Print the listing from its top line through the line containing "plt.rcParams['font.family'] = ['Liberation", nothing more, and leave out the pictures.

━━━━━━━━━━━━━━━━━━━━━━━━━━━━━━

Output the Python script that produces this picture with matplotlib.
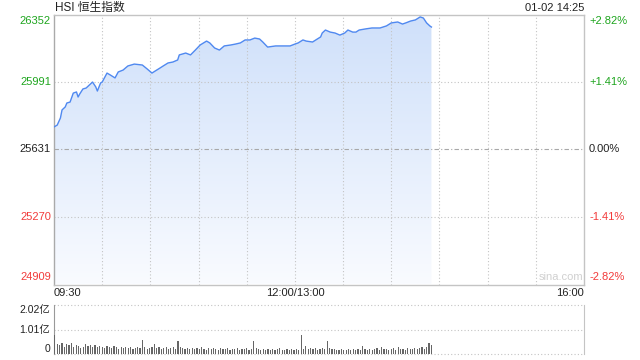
import numpy as np
import matplotlib
matplotlib.use("Agg")
import matplotlib.pyplot as plt
from matplotlib.colors import LinearSegmentedColormap

plt.rcParams['font.family'] = ['Liberation Sans', 'Noto Sans CJK SC', 'DejaVu Sans']

# price trace, minutes from 09:30 with the lunch break removed
minutes = [0, 2, 4, 5, 7, 8, 10, 12, 14, 15, 16, 18, 20, 24, 26, 27, 29, 30, 33, 35,
           38, 40, 43, 46, 50, 55, 58, 61, 63, 66, 68, 71, 74, 77, 78, 82, 85, 88, 91, 95,
           97, 100, 103, 106, 110, 113, 116, 119, 122, 125, 128, 130, 133, 138, 142, 147, 150, 152, 155, 157,
           161, 163, 166, 167, 169, 172, 175, 178, 181, 183, 186, 188, 190, 194, 198, 203, 207, 210, 214, 217,
           219, 222, 225, 228, 230, 232, 234, 235]
prices = [25751, 25761, 25799, 25842, 25858, 25879, 25884, 25932, 25938, 25911,
          25927, 25954, 25959, 25991, 25965, 25943, 25986, 25991, 26039, 26029,
          26013, 26045, 26055, 26077, 26087, 26082, 26061, 26039, 26050, 26066,
          26077, 26093, 26098, 26109, 26136, 26146, 26136, 26162, 26189, 26210,
          26200, 26173, 26162, 26184, 26189, 26194, 26200, 26216, 26216, 26226,
          26221, 26205, 26178, 26184, 26184, 26184, 26194, 26200, 26216, 26210,
          26205, 26216, 26232, 26253, 26269, 26258, 26253, 26242, 26253, 26269,
          26258, 26258, 26269, 26275, 26280, 26280, 26291, 26307, 26312, 26301,
          26307, 26317, 26323, 26339, 26333, 26307, 26291, 26285]

# volume, 亿
volumes = [0.80, 0.42, 0.38, 0.45, 0.30, 0.40, 0.36, 0.44, 0.28, 0.38, 0.34, 0.26, 0.30, 0.42, 0.32, 0.36, 0.30, 0.38, 0.28, 0.34,
           0.30, 0.26, 0.34, 0.28, 0.24, 0.32, 0.30, 0.22, 0.28, 0.26, 0.30, 0.24, 0.28, 0.22, 0.26, 0.30, 0.24, 0.57, 0.28, 0.22,
           0.26, 0.30, 0.40, 0.24, 0.28, 0.22, 0.26, 0.30, 0.20, 0.24, 0.28, 0.22, 0.53, 0.30, 0.26, 0.22, 0.24, 0.20, 0.26, 0.22,
           0.24, 0.20, 0.30, 0.22, 0.18, 0.24, 0.20, 0.26, 0.22, 0.18, 0.24, 0.20, 0.22, 0.26, 0.18, 0.22, 0.20, 0.24, 0.18, 0.22,
           0.20, 0.24, 0.18, 0.22, 0.55, 0.26, 0.20, 0.18, 0.22, 0.16, 0.20, 0.18, 0.22, 0.16, 0.20, 0.24, 0.18, 0.16, 0.22, 0.18,
           0.20, 0.16, 0.22, 0.18, 0.80, 0.20, 0.32, 0.22, 0.26, 0.20, 0.24, 0.18, 0.22, 0.26, 0.20, 0.55, 0.24, 0.20, 0.22, 0.18,
           0.16, 0.20, 0.18, 0.16, 0.22, 0.18, 0.20, 0.16, 0.22, 0.18, 0.35, 0.20, 0.18, 0.22, 0.16, 0.20, 0.24, 0.18, 0.28, 0.20,
           0.22, 0.18, 0.20, 0.24, 0.18, 0.28, 0.20, 0.22, 0.18, 0.24, 0.20, 0.22, 0.26, 0.20, 0.24, 0.28, 0.22, 0.30, 0.45, 0.38]

price_ticks = [24909, 25270, 25631, 25991, 26352]
pct_labels = ['-2.82%', '-1.41%', '0.00%', '+1.41%', '+2.82%']
vol_ticks = [0, 1.01, 2.02]
vol_labels = ['0', '1.01亿', '2.02亿']
time_labels = ['09:30', '12:00/13:00', '16:00']
time_pos = [0, 150, 330]

GREEN = '#1ea51e'
RED = '#f23b3b'
GRID = '#c4c4c4'
EDGE = '#c4c4c4'

fig = plt.figure(figsize=(6.4, 3.6), dpi=100)
ax = fig.add_axes([54 / 640, 1 - 284.5 / 360, 530 / 640, 270 / 360])
ax_vol = fig.add_axes([54 / 640, 1 - 354 / 360, 530 / 640, 49 / 360])

# main price panel
ax.set_xlim(0, 330)
ax.set_ylim(price_ticks[0], price_ticks[-1])
for spine in ax.spines.values():
    spine.set_color(EDGE)
    spine.set_linewidth(1)
ax.spines['left'].set_color('#aaaaaa')
ax.set_xticks([])
ax.set_yticks([])

# gridlines sit on top of the fill
for t in range(30, 330, 30):
    ax.axvline(t, color=GRID, lw=0.8, ls=(0, (1, 2)), zorder=2.5)
for p in [price_ticks[1], price_ticks[3]]:
    ax.axhline(p, color=GRID, lw=0.8, ls=(0, (1, 2)), zorder=2.5)
ax.axhline(price_ticks[2], color='#a8a8a8', lw=0.8, ls=(0, (4, 2, 1, 2)), zorder=2.5)

# gradient fill under the line
cmap = LinearSegmentedColormap.from_list('fill', ['#f9fbff', '#cfe0fa'])
grad = np.linspace(0, 1, 256).reshape(-1, 1)
poly = ax.fill_between(minutes, prices, price_ticks[0], facecolor='none', edgecolor='none')
img = ax.imshow(grad, cmap=cmap, origin='lower', aspect='auto',
                extent=[0, minutes[-1], price_ticks[0], price_ticks[-1]], zorder=2)
img.set_clip_path(poly.get_paths()[0], transform=ax.transData)
ax.plot(minutes, prices, color='#5089f0', lw=1.0, zorder=3)
ax.set_xlim(0, 330)
ax.set_ylim(price_ticks[0], price_ticks[-1])

# left / right labels
colors = [RED, RED, '#222222', GREEN, GREEN]
vas = ['bottom', 'center', 'center', 'center', 'top']
offs = [2, 0, 0, 0, -1]
for p, lab, c, va, o in zip(price_ticks, pct_labels, colors, vas, offs):
    ax.annotate(str(p), xy=(0, p), xycoords=('axes fraction', 'data'),
                xytext=(-3, o), textcoords='offset pixels',
                ha='right', va=va, fontsize=8, color=c)
    ax.annotate(lab, xy=(1, p), xycoords=('axes fraction', 'data'),
                xytext=(5, o), textcoords='offset pixels',
                ha='left', va=va, fontsize=8, color=c)

# time labels
for pos, lab in zip(time_pos, time_labels):
    ha = 'left' if pos == 0 else ('right' if pos == 330 else 'center')
    ax.annotate(lab, xy=(pos, 0), xycoords=('data', 'axes fraction'),
                xytext=(0, -4), textcoords='offset pixels',
                ha=ha, va='top', fontsize=8, color='#222222')

ax.text(0.998, 0.01, 'sina.com', transform=ax.transAxes, ha='right', va='bottom',
        fontsize=8, color='#d0d0d0')

fig.text(55 / 640, 1 - 8 / 360, 'HSI 恒生指数', ha='left', va='center',
         fontsize=8.5, color='#222222')
fig.text(584 / 640, 1 - 8 / 360, '01-02 14:25', ha='right', va='center',
         fontsize=8, color='#222222')

# volume panel
bar_x = np.linspace(0.5, 235, len(volumes))
ax_vol.bar(bar_x, volumes, width=0.75, color='#666666', zorder=3)
ax_vol.set_xlim(0, 330)
ax_vol.set_ylim(0, vol_ticks[-1])
ax_vol.set_xticks([])
ax_vol.set_yticks([])
ax_vol.spines['top'].set_visible(False)
ax_vol.spines['bottom'].set_visible(False)
ax_vol.spines['left'].set_color('#999999')
ax_vol.spines['right'].set_color(EDGE)
for v in vol_ticks:
    ax_vol.axhline(v, color=GRID, lw=0.8, ls=(0, (1, 2)), zorder=1, clip_on=False)
vvas = ['bottom', 'center', 'top']
voffs = [0, -1, 0]
for v, lab, va, o in zip(vol_ticks, vol_labels, vvas, voffs):
    ax_vol.annotate(lab, xy=(0, v), xycoords=('axes fraction', 'data'),
                    xytext=(-4, o), textcoords='offset pixels',
                    ha='right', va=va, fontsize=7.5, color='#222222')

fig.savefig('out.png', dpi=100)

━━━━━━━━━━━━━━━━━━━━━━━━━━━━━━

**FULL SOLUTION**
Output the Python script that produces this picture with matplotlib.
import numpy as np
import matplotlib
matplotlib.use("Agg")
import matplotlib.pyplot as plt
from matplotlib.colors import LinearSegmentedColormap

plt.rcParams['font.family'] = ['Liberation Sans', 'Noto Sans CJK SC', 'DejaVu Sans']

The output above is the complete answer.